- **What you are asked to do**:
Print them exactly: the lines from the beginning of the entries below through the line that contains "import pandas as pd", and only those, with the pictures left out.

┏━━

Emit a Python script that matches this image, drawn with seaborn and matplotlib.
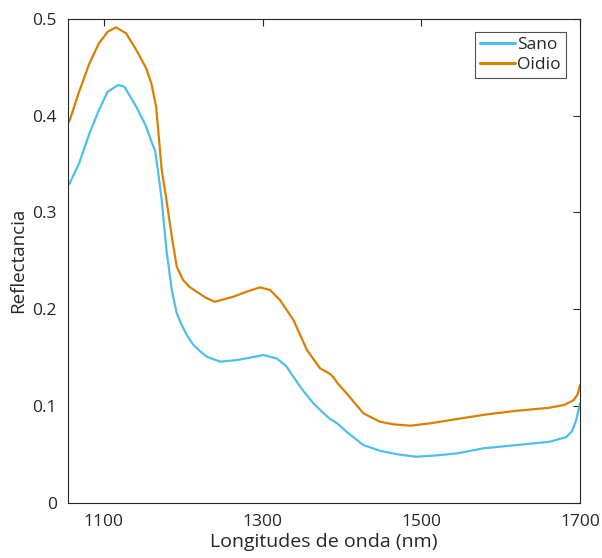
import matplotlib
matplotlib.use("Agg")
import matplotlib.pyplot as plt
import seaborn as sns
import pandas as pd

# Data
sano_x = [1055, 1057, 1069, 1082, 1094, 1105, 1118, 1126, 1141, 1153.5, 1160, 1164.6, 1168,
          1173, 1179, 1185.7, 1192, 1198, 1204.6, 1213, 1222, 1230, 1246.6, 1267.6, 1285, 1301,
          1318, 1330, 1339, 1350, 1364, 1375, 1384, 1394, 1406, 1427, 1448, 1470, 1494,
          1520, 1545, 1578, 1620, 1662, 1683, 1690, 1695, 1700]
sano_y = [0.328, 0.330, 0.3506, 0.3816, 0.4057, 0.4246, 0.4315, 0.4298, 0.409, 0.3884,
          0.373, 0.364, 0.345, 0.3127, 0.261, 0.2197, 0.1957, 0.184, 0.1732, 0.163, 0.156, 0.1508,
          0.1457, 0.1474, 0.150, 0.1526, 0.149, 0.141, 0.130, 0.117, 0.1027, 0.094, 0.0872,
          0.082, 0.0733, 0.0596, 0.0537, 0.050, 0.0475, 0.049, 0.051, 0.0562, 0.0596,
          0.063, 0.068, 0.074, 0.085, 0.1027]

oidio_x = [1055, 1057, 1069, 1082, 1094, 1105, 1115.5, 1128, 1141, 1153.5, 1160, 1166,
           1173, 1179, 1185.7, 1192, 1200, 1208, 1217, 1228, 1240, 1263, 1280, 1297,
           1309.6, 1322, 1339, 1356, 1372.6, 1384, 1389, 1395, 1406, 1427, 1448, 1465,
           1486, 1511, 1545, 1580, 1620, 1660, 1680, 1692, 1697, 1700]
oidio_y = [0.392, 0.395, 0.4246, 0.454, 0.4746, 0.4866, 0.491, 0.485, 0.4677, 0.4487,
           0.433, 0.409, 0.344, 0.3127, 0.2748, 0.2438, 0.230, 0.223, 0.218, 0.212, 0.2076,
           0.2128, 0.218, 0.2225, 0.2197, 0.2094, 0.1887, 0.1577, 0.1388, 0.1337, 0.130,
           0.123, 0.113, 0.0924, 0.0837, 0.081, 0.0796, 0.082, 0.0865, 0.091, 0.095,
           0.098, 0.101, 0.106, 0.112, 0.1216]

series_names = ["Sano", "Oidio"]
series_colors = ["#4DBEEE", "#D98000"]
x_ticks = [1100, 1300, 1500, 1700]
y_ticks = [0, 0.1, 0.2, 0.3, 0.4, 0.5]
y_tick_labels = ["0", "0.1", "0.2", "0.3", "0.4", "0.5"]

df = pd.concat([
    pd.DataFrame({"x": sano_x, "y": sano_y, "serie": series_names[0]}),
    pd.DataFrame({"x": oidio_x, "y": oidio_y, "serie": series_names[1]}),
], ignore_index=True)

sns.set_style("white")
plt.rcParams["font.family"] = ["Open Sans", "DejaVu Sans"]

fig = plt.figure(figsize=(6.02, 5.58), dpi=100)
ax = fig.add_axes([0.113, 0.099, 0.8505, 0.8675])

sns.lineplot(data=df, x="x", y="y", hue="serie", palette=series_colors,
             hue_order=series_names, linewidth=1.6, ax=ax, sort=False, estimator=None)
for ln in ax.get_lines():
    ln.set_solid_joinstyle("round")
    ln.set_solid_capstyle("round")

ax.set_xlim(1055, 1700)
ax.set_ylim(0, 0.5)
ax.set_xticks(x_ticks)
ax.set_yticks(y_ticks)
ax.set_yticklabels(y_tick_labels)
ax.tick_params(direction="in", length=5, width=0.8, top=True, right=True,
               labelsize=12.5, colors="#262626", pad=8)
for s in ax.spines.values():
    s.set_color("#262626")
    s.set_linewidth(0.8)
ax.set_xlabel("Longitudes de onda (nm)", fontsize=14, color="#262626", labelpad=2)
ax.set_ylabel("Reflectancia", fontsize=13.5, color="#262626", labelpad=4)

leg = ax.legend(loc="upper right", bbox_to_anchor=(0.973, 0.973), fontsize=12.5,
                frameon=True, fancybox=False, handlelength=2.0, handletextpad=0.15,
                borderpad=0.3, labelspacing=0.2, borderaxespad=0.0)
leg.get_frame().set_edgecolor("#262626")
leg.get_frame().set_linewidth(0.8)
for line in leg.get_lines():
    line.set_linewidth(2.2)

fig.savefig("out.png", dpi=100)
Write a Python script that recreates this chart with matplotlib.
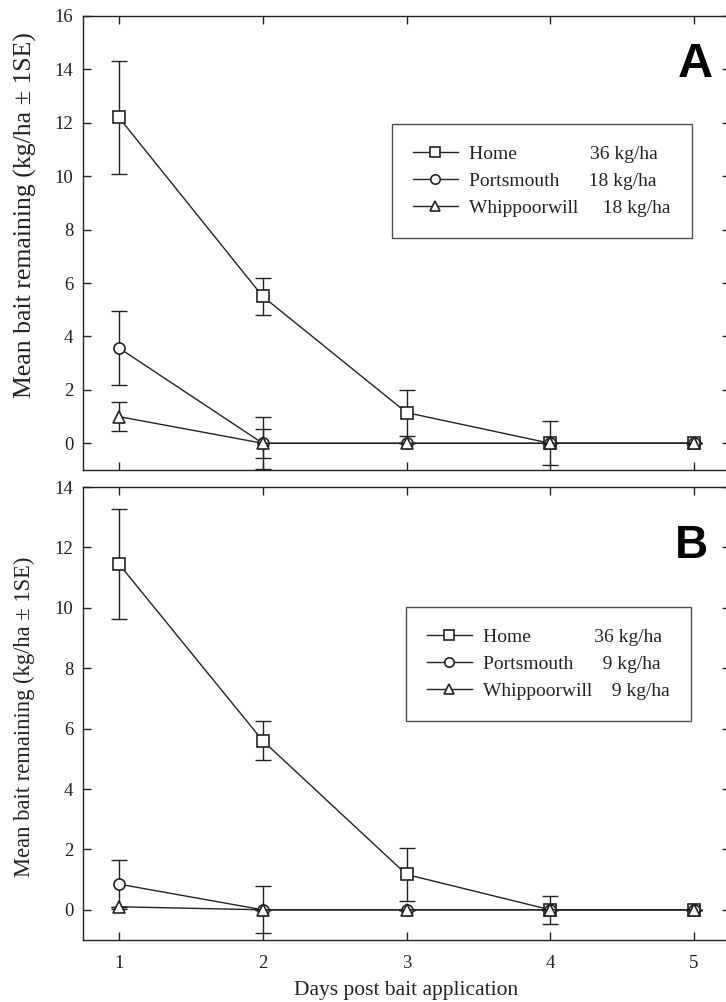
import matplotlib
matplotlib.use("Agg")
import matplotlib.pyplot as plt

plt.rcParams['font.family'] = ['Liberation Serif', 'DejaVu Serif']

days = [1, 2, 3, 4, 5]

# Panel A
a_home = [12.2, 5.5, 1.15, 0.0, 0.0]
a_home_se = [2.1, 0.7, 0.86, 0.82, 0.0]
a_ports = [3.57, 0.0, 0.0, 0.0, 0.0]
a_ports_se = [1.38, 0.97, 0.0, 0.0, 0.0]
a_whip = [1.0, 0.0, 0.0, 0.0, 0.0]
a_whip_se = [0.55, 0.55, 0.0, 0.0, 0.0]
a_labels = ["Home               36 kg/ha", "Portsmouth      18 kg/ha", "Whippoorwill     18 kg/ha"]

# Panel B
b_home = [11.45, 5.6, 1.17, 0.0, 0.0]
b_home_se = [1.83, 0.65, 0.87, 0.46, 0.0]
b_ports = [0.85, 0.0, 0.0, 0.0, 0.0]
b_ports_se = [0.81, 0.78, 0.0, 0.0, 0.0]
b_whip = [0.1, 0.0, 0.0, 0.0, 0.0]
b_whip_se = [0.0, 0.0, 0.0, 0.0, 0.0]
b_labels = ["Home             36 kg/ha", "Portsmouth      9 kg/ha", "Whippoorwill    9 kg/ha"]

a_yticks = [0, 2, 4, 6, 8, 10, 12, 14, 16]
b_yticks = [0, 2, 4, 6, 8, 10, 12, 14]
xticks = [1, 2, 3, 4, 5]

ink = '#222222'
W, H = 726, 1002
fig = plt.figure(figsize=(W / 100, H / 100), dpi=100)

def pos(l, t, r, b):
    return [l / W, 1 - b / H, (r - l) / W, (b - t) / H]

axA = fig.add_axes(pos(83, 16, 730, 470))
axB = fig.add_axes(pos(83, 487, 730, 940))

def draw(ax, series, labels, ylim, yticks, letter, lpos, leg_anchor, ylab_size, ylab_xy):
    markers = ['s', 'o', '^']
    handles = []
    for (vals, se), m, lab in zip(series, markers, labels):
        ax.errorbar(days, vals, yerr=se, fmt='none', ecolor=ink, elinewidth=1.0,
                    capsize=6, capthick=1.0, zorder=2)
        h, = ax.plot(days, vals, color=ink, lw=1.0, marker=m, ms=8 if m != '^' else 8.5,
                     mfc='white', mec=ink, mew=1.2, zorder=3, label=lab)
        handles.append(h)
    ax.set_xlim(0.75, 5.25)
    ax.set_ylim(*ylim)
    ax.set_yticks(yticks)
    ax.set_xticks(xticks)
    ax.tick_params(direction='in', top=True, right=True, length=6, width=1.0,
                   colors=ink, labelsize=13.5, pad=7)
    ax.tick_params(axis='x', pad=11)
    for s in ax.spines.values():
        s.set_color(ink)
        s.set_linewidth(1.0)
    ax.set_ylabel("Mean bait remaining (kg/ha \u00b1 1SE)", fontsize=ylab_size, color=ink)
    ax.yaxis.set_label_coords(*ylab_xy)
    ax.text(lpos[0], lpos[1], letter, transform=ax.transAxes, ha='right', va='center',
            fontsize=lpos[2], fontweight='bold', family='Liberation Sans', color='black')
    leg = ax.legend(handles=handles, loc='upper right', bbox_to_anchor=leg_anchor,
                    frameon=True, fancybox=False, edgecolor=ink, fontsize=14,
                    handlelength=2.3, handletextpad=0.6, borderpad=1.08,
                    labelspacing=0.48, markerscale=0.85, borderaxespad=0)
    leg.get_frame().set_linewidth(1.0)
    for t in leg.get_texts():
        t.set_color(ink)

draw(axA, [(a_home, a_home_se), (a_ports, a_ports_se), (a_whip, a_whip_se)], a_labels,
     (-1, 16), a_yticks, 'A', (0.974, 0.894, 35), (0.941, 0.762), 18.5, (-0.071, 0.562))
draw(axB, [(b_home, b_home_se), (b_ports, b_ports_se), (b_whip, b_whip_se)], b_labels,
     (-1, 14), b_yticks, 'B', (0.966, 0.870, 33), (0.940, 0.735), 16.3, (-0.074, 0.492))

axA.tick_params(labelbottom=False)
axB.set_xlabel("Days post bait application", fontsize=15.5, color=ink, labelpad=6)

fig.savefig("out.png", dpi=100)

┗━━

- **Response below**:
Emit a Python script that matches this image, drawn with seaborn and matplotlib.
import matplotlib
matplotlib.use("Agg")
import matplotlib.pyplot as plt
import seaborn as sns
import pandas as pd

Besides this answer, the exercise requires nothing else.